PORT CHESTER, N.Y. -- Port Chester has increased its permit-amnesty program in an effort to provide incentives for people to bring their homes up to code.
The amnesty program was initially established in 2012 to provide relief to homeowners who unknowingly bought homes that had code violations. The law allowed residents to apply for multiple permits under one umbrella permit, waived fees for building permits and waived fines for violations.
The program has been modified in an effort to give more relief to one- and two-family homes. The changes allow families under certain conditions to self-certify their properties, thus bypassing the Zoning Board and saving money on construction drawings. Some residencies would also be allowed "Lawful non-conforming" status if they were issued a building permit before 1955 or between 1975 and 2010.

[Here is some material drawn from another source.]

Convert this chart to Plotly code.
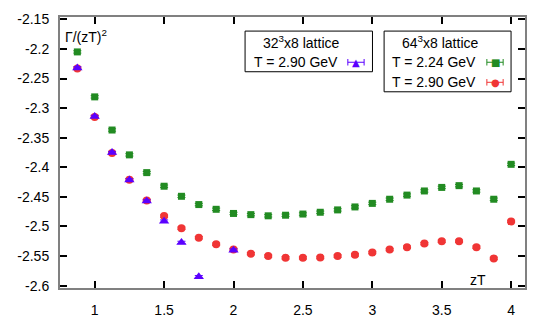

The amnesty program was created during a three-year crackdown on building violations in the village. Many buildings contain many violations or lack proper permits and paperwork such as certificates of occupancy. Over the past few months the village has held public hearings on the proposed changes to the program, which has drawn criticism from residents. Some believe that the program rewards those with permit violations, while still forcing code-abiding homeowners to strictly follow the rules to appease the Building Department.
Residents of the Landmark condominium building were very critical of the department, saying that the building's lack of a certificate of occupancy prevented homeowners from selling or refinancing their mortgages. That building received a certificate on Aug. 15.
Village Manger Chris Steers said that the program is misunderstood.
"It has helped hundreds of people, it will continue to help hundreds more," he said. He points to examples such as one building whose owners would have had to pay $21,000 to come into compliance, but with amnesty were able to pay $12,000.
With the new changes, costs and time will further be reduced for families, Steers said. A one-family house that was converted to a two-family house without proper permits would have had to pay $5,000 to come into compliance. Now, the homeowners will have to pay about $1,400. About 230 homeowners will now be exempt from having to go to the Zoning Board for certification of existing construction.
Mayor Neil Pagano supports the changes, and said that if further changes need to be made, the village can go back and fix it.
"I look at amnesty the same way I do at zoning and the comprehensive plan. We can tweak it," Pagano said. "The only way we know what the ramifications are is once its in place and we see how it is in action."
The original amnesty program was supposed to expire in December 2012, but has been extended until Oct. 31, 2013. Once a homeowner is granted amnesty, they have 18 months to bring their home into compliance.